There’s a battle going down at 809 Broadway, right off Union Square, between real estate magnate Ben Shaoul and his neighbor—and fellow developer—Ariel Rom. The Commercial Observer breaks down the bad blood between the two, which goes back to the fall of 2015.

Ariel Rom, who heads up the investment group 809 Broadway Holdings LLC, wanted the Department of Buildings to approve his plans for a 15-story condo, which is rendered above and below. The building approvals also required permission from Shaoul, who owns the four-story 813 Broadway next door. (Plans for the new development called for erecting scaffolding above 813 Broadway.) According to the lawsuit filed by Rom, Shaoul asked the developer for $250,000 for the scaffolding honor—a number Rom considered an "excessive license fee." Regardless, a deal was settled in November of 2015 for an unspecified sum.

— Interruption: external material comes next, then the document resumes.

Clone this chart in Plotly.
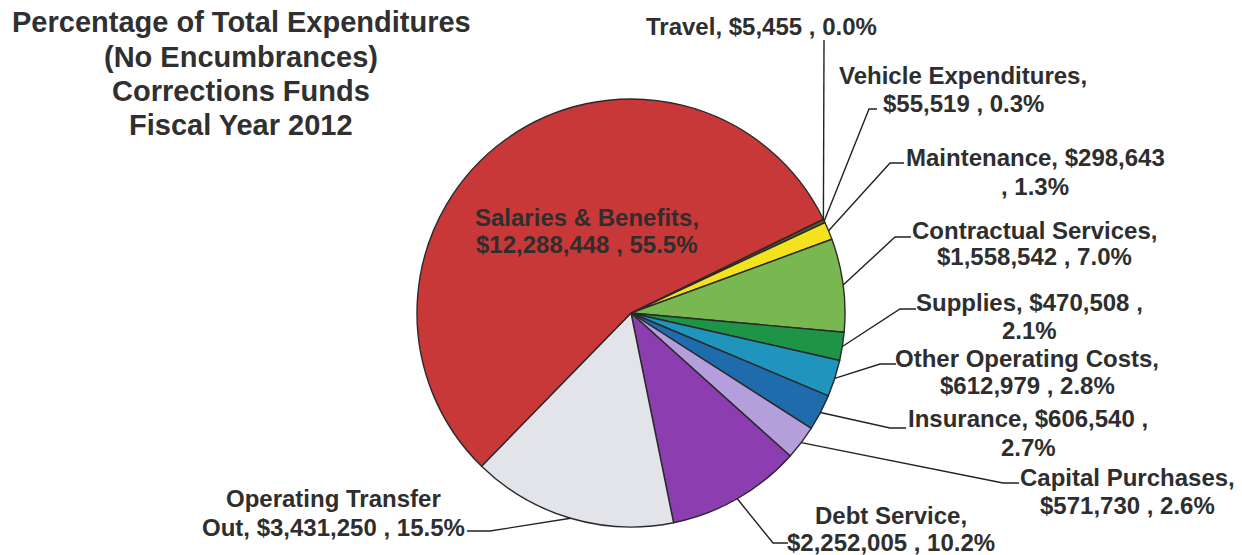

During construction, an accidental concrete spill at 809 Broadway—which damaged 813 Broadway—made things a lot worse. Residents and the commercial tenant at 813 Broadway were dislocated; a stop-work order was slapped on 809 Broadway. Then Shaoul allegedly stalled the construction efforts that commenced after the stop work order was lifted. Ultimately, he got Rom to pay him $20,000 per month for an amended construction license that allowed a crane to hover over 813 Broadway.

The lawsuit alleges that Shaoul continued to stall the project until he said he just wanted to buy 809 Broadway at a price the lawsuit deemed "well below" its $50 million value. As the Commercial Observer puts it, "Shaoul told his neighbor that he should sell 809 Broadway to him and that he "did not want to be the one to ‘take him out’ of business.""

Now Shaoul is getting sued because after all that, the whole development is in danger of falling apart. According to the Commercial Observer, "Rom’s attorneys are now seeking a return of the $20,000 in monthly license fees that the LLC has been paying as part of the license amendment since the concrete accident, and a reversion to the initial $250,000 deal."

Yikes. So the moral of the story is, don’t cross Ben Shaoul?